── Material provided ──

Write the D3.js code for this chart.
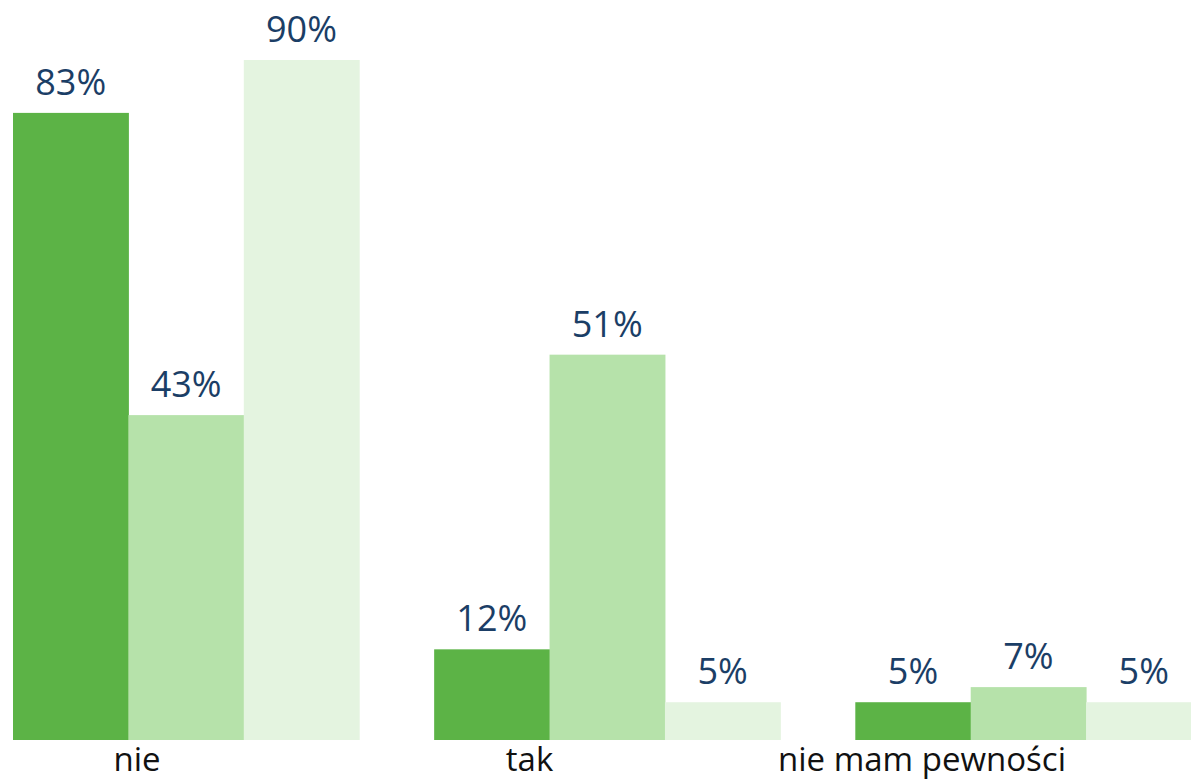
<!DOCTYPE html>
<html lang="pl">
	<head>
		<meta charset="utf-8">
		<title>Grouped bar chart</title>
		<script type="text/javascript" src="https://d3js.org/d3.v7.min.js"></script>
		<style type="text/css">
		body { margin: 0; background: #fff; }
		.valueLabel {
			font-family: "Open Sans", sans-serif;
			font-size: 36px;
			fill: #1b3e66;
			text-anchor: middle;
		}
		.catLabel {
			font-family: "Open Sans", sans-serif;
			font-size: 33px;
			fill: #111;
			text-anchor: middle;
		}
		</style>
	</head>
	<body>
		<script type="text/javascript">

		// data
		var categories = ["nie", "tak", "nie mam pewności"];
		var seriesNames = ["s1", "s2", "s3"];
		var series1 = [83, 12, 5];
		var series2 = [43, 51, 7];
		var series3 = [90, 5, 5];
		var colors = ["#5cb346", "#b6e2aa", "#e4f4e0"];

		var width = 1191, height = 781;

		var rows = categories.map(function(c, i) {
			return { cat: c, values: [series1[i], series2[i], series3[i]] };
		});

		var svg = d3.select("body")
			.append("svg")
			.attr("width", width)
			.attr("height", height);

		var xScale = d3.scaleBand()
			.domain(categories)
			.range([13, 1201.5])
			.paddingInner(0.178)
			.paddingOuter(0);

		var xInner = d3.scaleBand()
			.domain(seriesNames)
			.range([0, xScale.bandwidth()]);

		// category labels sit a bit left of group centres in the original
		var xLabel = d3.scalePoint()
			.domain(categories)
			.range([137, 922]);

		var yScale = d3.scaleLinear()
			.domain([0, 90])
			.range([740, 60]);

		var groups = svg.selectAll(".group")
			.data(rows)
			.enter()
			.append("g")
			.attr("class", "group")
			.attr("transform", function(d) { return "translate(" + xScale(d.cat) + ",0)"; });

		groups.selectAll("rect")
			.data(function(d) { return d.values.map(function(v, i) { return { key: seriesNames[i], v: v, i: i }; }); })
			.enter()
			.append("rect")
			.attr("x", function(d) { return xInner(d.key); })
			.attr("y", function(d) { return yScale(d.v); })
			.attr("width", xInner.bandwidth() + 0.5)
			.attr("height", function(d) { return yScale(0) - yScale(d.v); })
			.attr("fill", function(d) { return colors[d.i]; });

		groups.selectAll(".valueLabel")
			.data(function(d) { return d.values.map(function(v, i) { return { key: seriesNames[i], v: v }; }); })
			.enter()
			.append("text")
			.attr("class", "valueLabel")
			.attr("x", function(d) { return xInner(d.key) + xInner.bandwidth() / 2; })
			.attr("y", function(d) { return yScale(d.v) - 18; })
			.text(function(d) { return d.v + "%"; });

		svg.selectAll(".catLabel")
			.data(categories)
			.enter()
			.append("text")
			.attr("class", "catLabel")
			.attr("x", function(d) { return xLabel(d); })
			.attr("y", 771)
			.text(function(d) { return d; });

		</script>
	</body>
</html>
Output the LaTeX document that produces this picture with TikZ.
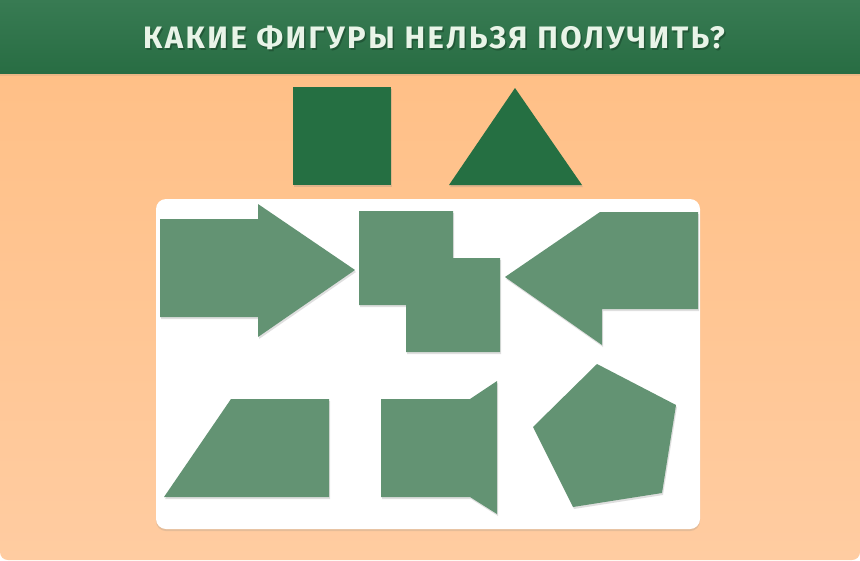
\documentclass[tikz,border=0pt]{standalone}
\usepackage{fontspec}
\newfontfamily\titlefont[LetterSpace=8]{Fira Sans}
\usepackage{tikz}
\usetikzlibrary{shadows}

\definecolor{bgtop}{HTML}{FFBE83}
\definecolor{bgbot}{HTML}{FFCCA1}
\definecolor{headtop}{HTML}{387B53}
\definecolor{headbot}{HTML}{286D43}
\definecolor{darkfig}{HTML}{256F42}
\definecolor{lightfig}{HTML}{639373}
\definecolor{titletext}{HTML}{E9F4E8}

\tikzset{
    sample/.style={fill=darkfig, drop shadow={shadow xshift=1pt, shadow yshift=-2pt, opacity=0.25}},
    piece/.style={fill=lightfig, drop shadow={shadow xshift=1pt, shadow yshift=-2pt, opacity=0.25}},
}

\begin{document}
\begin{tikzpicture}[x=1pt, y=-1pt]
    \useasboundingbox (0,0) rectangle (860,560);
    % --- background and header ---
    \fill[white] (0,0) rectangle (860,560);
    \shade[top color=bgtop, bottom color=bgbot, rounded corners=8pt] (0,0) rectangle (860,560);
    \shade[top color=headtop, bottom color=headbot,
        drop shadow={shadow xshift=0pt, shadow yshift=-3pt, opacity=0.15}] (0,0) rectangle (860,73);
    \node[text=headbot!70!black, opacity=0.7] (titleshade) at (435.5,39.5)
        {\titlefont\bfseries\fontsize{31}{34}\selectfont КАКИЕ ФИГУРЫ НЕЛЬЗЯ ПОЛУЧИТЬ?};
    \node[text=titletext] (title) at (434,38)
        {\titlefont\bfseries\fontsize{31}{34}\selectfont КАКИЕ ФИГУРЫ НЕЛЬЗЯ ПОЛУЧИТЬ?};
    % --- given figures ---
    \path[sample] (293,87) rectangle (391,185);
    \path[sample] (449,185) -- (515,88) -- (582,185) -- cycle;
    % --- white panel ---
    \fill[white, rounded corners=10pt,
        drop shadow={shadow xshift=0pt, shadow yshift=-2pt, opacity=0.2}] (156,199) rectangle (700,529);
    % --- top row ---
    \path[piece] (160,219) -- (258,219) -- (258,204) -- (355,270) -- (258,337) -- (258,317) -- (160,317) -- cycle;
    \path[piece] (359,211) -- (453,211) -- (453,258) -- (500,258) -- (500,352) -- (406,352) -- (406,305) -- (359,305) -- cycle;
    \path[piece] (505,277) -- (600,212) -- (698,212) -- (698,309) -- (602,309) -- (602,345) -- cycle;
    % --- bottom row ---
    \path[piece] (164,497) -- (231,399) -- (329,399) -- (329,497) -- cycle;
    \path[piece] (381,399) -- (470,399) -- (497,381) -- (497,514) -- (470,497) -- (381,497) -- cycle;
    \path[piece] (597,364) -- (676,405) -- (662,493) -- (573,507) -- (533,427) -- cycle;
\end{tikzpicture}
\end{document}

───

• Do this
Leave out the pictures and return every record word for word.

• Exercise solution
Write the D3.js code for this chart.
<!DOCTYPE html>
<html lang="pl">
	<head>
		<meta charset="utf-8">
		<title>Grouped bar chart</title>
		<script type="text/javascript" src="https://d3js.org/d3.v7.min.js"></script>
		<style type="text/css">
		body { margin: 0; background: #fff; }
		.valueLabel {
			font-family: "Open Sans", sans-serif;
			font-size: 36px;
			fill: #1b3e66;
			text-anchor: middle;
		}
		.catLabel {
			font-family: "Open Sans", sans-serif;
			font-size: 33px;
			fill: #111;
			text-anchor: middle;
		}
		</style>
	</head>
	<body>
		<script type="text/javascript">

		// data
		var categories = ["nie", "tak", "nie mam pewności"];
		var seriesNames = ["s1", "s2", "s3"];
		var series1 = [83, 12, 5];
		var series2 = [43, 51, 7];
		var series3 = [90, 5, 5];
		var colors = ["#5cb346", "#b6e2aa", "#e4f4e0"];

		var width = 1191, height = 781;

		var rows = categories.map(function(c, i) {
			return { cat: c, values: [series1[i], series2[i], series3[i]] };
		});

		var svg = d3.select("body")
			.append("svg")
			.attr("width", width)
			.attr("height", height);

		var xScale = d3.scaleBand()
			.domain(categories)
			.range([13, 1201.5])
			.paddingInner(0.178)
			.paddingOuter(0);

		var xInner = d3.scaleBand()
			.domain(seriesNames)
			.range([0, xScale.bandwidth()]);

		// category labels sit a bit left of group centres in the original
		var xLabel = d3.scalePoint()
			.domain(categories)
			.range([137, 922]);

		var yScale = d3.scaleLinear()
			.domain([0, 90])
			.range([740, 60]);

		var groups = svg.selectAll(".group")
			.data(rows)
			.enter()
			.append("g")
			.attr("class", "group")
			.attr("transform", function(d) { return "translate(" + xScale(d.cat) + ",0)"; });

		groups.selectAll("rect")
			.data(function(d) { return d.values.map(function(v, i) { return { key: seriesNames[i], v: v, i: i }; }); })
			.enter()
			.append("rect")
			.attr("x", function(d) { return xInner(d.key); })
			.attr("y", function(d) { return yScale(d.v); })
			.attr("width", xInner.bandwidth() + 0.5)
			.attr("height", function(d) { return yScale(0) - yScale(d.v); })
			.attr("fill", function(d) { return colors[d.i]; });

		groups.selectAll(".valueLabel")
			.data(function(d) { return d.values.map(function(v, i) { return { key: seriesNames[i], v: v }; }); })
			.enter()
			.append("text")
			.attr("class", "valueLabel")
			.attr("x", function(d) { return xInner(d.key) + xInner.bandwidth() / 2; })
			.attr("y", function(d) { return yScale(d.v) - 18; })
			.text(function(d) { return d.v + "%"; });

		svg.selectAll(".catLabel")
			.data(categories)
			.enter()
			.append("text")
			.attr("class", "catLabel")
			.attr("x", function(d) { return xLabel(d); })
			.attr("y", 771)
			.text(function(d) { return d; });

		</script>
	</body>
</html>
Output the LaTeX document that produces this picture with TikZ.
\documentclass[tikz,border=0pt]{standalone}
\usepackage{fontspec}
\newfontfamily\titlefont[LetterSpace=8]{Fira Sans}
\usepackage{tikz}
\usetikzlibrary{shadows}

\definecolor{bgtop}{HTML}{FFBE83}
\definecolor{bgbot}{HTML}{FFCCA1}
\definecolor{headtop}{HTML}{387B53}
\definecolor{headbot}{HTML}{286D43}
\definecolor{darkfig}{HTML}{256F42}
\definecolor{lightfig}{HTML}{639373}
\definecolor{titletext}{HTML}{E9F4E8}

\tikzset{
    sample/.style={fill=darkfig, drop shadow={shadow xshift=1pt, shadow yshift=-2pt, opacity=0.25}},
    piece/.style={fill=lightfig, drop shadow={shadow xshift=1pt, shadow yshift=-2pt, opacity=0.25}},
}

\begin{document}
\begin{tikzpicture}[x=1pt, y=-1pt]
    \useasboundingbox (0,0) rectangle (860,560);
    % --- background and header ---
    \fill[white] (0,0) rectangle (860,560);
    \shade[top color=bgtop, bottom color=bgbot, rounded corners=8pt] (0,0) rectangle (860,560);
    \shade[top color=headtop, bottom color=headbot,
        drop shadow={shadow xshift=0pt, shadow yshift=-3pt, opacity=0.15}] (0,0) rectangle (860,73);
    \node[text=headbot!70!black, opacity=0.7] (titleshade) at (435.5,39.5)
        {\titlefont\bfseries\fontsize{31}{34}\selectfont КАКИЕ ФИГУРЫ НЕЛЬЗЯ ПОЛУЧИТЬ?};
    \node[text=titletext] (title) at (434,38)
        {\titlefont\bfseries\fontsize{31}{34}\selectfont КАКИЕ ФИГУРЫ НЕЛЬЗЯ ПОЛУЧИТЬ?};
    % --- given figures ---
    \path[sample] (293,87) rectangle (391,185);
    \path[sample] (449,185) -- (515,88) -- (582,185) -- cycle;
    % --- white panel ---
    \fill[white, rounded corners=10pt,
        drop shadow={shadow xshift=0pt, shadow yshift=-2pt, opacity=0.2}] (156,199) rectangle (700,529);
    % --- top row ---
    \path[piece] (160,219) -- (258,219) -- (258,204) -- (355,270) -- (258,337) -- (258,317) -- (160,317) -- cycle;
    \path[piece] (359,211) -- (453,211) -- (453,258) -- (500,258) -- (500,352) -- (406,352) -- (406,305) -- (359,305) -- cycle;
    \path[piece] (505,277) -- (600,212) -- (698,212) -- (698,309) -- (602,309) -- (602,345) -- cycle;
    % --- bottom row ---
    \path[piece] (164,497) -- (231,399) -- (329,399) -- (329,497) -- cycle;
    \path[piece] (381,399) -- (470,399) -- (497,381) -- (497,514) -- (470,497) -- (381,497) -- cycle;
    \path[piece] (597,364) -- (676,405) -- (662,493) -- (573,507) -- (533,427) -- cycle;
\end{tikzpicture}
\end{document}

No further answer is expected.